■ Plotting code records:

§

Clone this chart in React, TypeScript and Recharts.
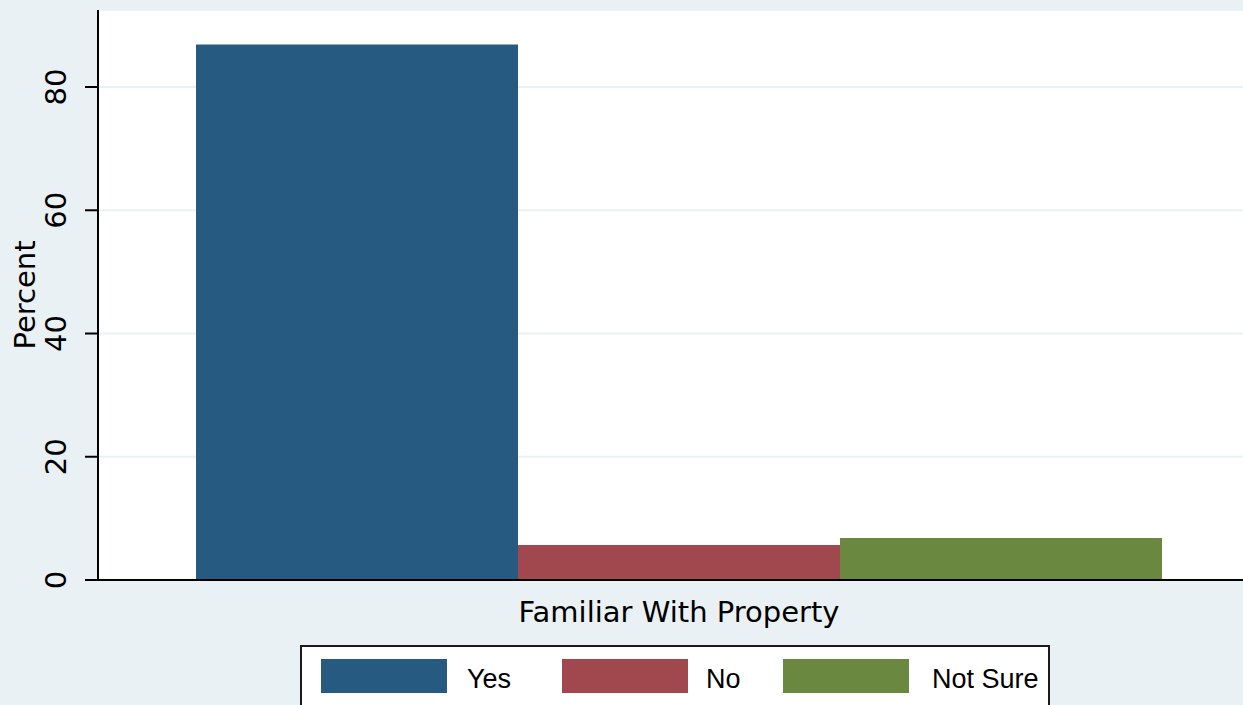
import { BarChart, Bar, XAxis, YAxis, CartesianGrid, Legend } from "recharts";

const groups = ["Familiar With Property"];
const answers = ["Yes", "No", "Not Sure"];
const keys = ["yes", "no", "notSure"];
const percents = [86.9, 5.7, 6.8];
const yTicks = [0, 20, 40, 60, 80];
const colors = ["#265A80", "#A0484E", "#6A8840"];

const data = groups.map((name) => {
  const row: Record<string, string | number> = { name };
  keys.forEach((k, i) => {
    row[k] = percents[i];
  });
  return row;
});

const font = "'DejaVu Sans', sans-serif";

function YTick(props: any) {
  const { y, payload } = props;
  return (
    <text
      x={56}
      y={y}
      transform={`rotate(-90, 56, ${y})`}
      textAnchor="middle"
      dominantBaseline="central"
      fontFamily={font}
      fontSize={29}
      fill="#000"
    >
      {payload.value}
    </text>
  );
}

function LegendBox() {
  const swatchLeft = [19, 260, 481];
  const textLeft = [165, 404, 630];
  return (
    <div
      style={{
        position: "relative",
        width: 746,
        height: 75,
        background: "#fff",
        border: "2px solid #1a1a1a",
      }}
    >
      {answers.map((a, i) => (
        <div key={a}>
          <div
            style={{
              position: "absolute",
              left: swatchLeft[i],
              top: 12,
              width: 126,
              height: 34,
              background: colors[i],
            }}
          />
          <span
            style={{
              position: "absolute",
              left: textLeft[i],
              top: 15,
              whiteSpace: "nowrap",
              fontFamily: "'Liberation Sans Narrow', 'Liberation Sans', sans-serif",
              fontSize: 27,
              lineHeight: "34px",
              color: "#000",
            }}
          >
            {a}
          </span>
        </div>
      ))}
    </div>
  );
}

export default function App() {
  return (
    <div
      style={{
        position: "absolute",
        left: 0,
        top: 0,
        width: 1243,
        height: 705,
        background: "#EAF1F4",
        overflow: "hidden",
      }}
    >
      <BarChart
        width={1260}
        height={705}
        data={data}
        margin={{ top: 10, right: 0, left: 0, bottom: 0 }}
        barGap={0}
      >
        <CartesianGrid
          vertical={false}
          stroke="#EAF1F4"
          strokeWidth={2}
          fill="#ffffff"
          fillOpacity={1}
        />
        <XAxis
          dataKey="name"
          height={125}
          tick={false}
          tickLine={false}
          axisLine={{ stroke: "#000", strokeWidth: 2 }}
          label={{
            value: "Familiar With Property",
            position: "insideTop",
            offset: 21,
            fill: "#000",
            fontSize: 29,
            fontFamily: font,
          }}
        />
        <YAxis
          width={98}
          domain={[0, 92.5]}
          ticks={yTicks}
          tick={<YTick />}
          tickSize={13}
          tickLine={{ stroke: "#000", strokeWidth: 2 }}
          axisLine={{ stroke: "#000", strokeWidth: 2 }}
          label={{
            content: (p: any) => {
              const vb = p.viewBox;
              const cy = vb.y + vb.height / 2;
              return (
                <text
                  x={25}
                  y={cy}
                  transform={`rotate(-90, 25, ${cy})`}
                  textAnchor="middle"
                  dominantBaseline="central"
                  fontFamily={font}
                  fontSize={29}
                  fill="#000"
                >
                  Percent
                </text>
              );
            },
          }}
        />
        <Legend
          layout="horizontal"
          verticalAlign="middle"
          align="center"
          wrapperStyle={{ position: "absolute", left: 300, top: 645, width: 750 }}
          content={() => <LegendBox />}
        />
        {keys.map((k, i) => (
          <Bar
            key={k}
            dataKey={k}
            name={answers[i]}
            fill={colors[i]}
            barSize={322}
            isAnimationActive={false}
          />
        ))}
      </BarChart>
    </div>
  );
}
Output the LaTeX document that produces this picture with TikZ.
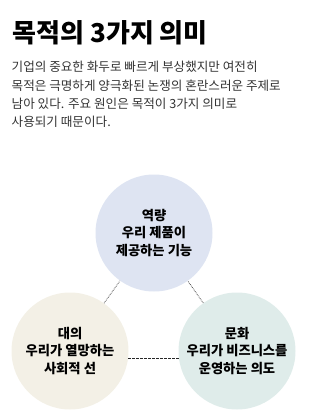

§

■ Direction: Reproduce the entries exactly. Do not carry over any picture.

■ Worked answer:
Clone this chart in React, TypeScript and Recharts.
import { BarChart, Bar, XAxis, YAxis, CartesianGrid, Legend } from "recharts";

const groups = ["Familiar With Property"];
const answers = ["Yes", "No", "Not Sure"];
const keys = ["yes", "no", "notSure"];
const percents = [86.9, 5.7, 6.8];
const yTicks = [0, 20, 40, 60, 80];
const colors = ["#265A80", "#A0484E", "#6A8840"];

const data = groups.map((name) => {
  const row: Record<string, string | number> = { name };
  keys.forEach((k, i) => {
    row[k] = percents[i];
  });
  return row;
});

const font = "'DejaVu Sans', sans-serif";

function YTick(props: any) {
  const { y, payload } = props;
  return (
    <text
      x={56}
      y={y}
      transform={`rotate(-90, 56, ${y})`}
      textAnchor="middle"
      dominantBaseline="central"
      fontFamily={font}
      fontSize={29}
      fill="#000"
    >
      {payload.value}
    </text>
  );
}

function LegendBox() {
  const swatchLeft = [19, 260, 481];
  const textLeft = [165, 404, 630];
  return (
    <div
      style={{
        position: "relative",
        width: 746,
        height: 75,
        background: "#fff",
        border: "2px solid #1a1a1a",
      }}
    >
      {answers.map((a, i) => (
        <div key={a}>
          <div
            style={{
              position: "absolute",
              left: swatchLeft[i],
              top: 12,
              width: 126,
              height: 34,
              background: colors[i],
            }}
          />
          <span
            style={{
              position: "absolute",
              left: textLeft[i],
              top: 15,
              whiteSpace: "nowrap",
              fontFamily: "'Liberation Sans Narrow', 'Liberation Sans', sans-serif",
              fontSize: 27,
              lineHeight: "34px",
              color: "#000",
            }}
          >
            {a}
          </span>
        </div>
      ))}
    </div>
  );
}

export default function App() {
  return (
    <div
      style={{
        position: "absolute",
        left: 0,
        top: 0,
        width: 1243,
        height: 705,
        background: "#EAF1F4",
        overflow: "hidden",
      }}
    >
      <BarChart
        width={1260}
        height={705}
        data={data}
        margin={{ top: 10, right: 0, left: 0, bottom: 0 }}
        barGap={0}
      >
        <CartesianGrid
          vertical={false}
          stroke="#EAF1F4"
          strokeWidth={2}
          fill="#ffffff"
          fillOpacity={1}
        />
        <XAxis
          dataKey="name"
          height={125}
          tick={false}
          tickLine={false}
          axisLine={{ stroke: "#000", strokeWidth: 2 }}
          label={{
            value: "Familiar With Property",
            position: "insideTop",
            offset: 21,
            fill: "#000",
            fontSize: 29,
            fontFamily: font,
          }}
        />
        <YAxis
          width={98}
          domain={[0, 92.5]}
          ticks={yTicks}
          tick={<YTick />}
          tickSize={13}
          tickLine={{ stroke: "#000", strokeWidth: 2 }}
          axisLine={{ stroke: "#000", strokeWidth: 2 }}
          label={{
            content: (p: any) => {
              const vb = p.viewBox;
              const cy = vb.y + vb.height / 2;
              return (
                <text
                  x={25}
                  y={cy}
                  transform={`rotate(-90, 25, ${cy})`}
                  textAnchor="middle"
                  dominantBaseline="central"
                  fontFamily={font}
                  fontSize={29}
                  fill="#000"
                >
                  Percent
                </text>
              );
            },
          }}
        />
        <Legend
          layout="horizontal"
          verticalAlign="middle"
          align="center"
          wrapperStyle={{ position: "absolute", left: 300, top: 645, width: 750 }}
          content={() => <LegendBox />}
        />
        {keys.map((k, i) => (
          <Bar
            key={k}
            dataKey={k}
            name={answers[i]}
            fill={colors[i]}
            barSize={322}
            isAnimationActive={false}
          />
        ))}
      </BarChart>
    </div>
  );
}
Output the LaTeX document that produces this picture with TikZ.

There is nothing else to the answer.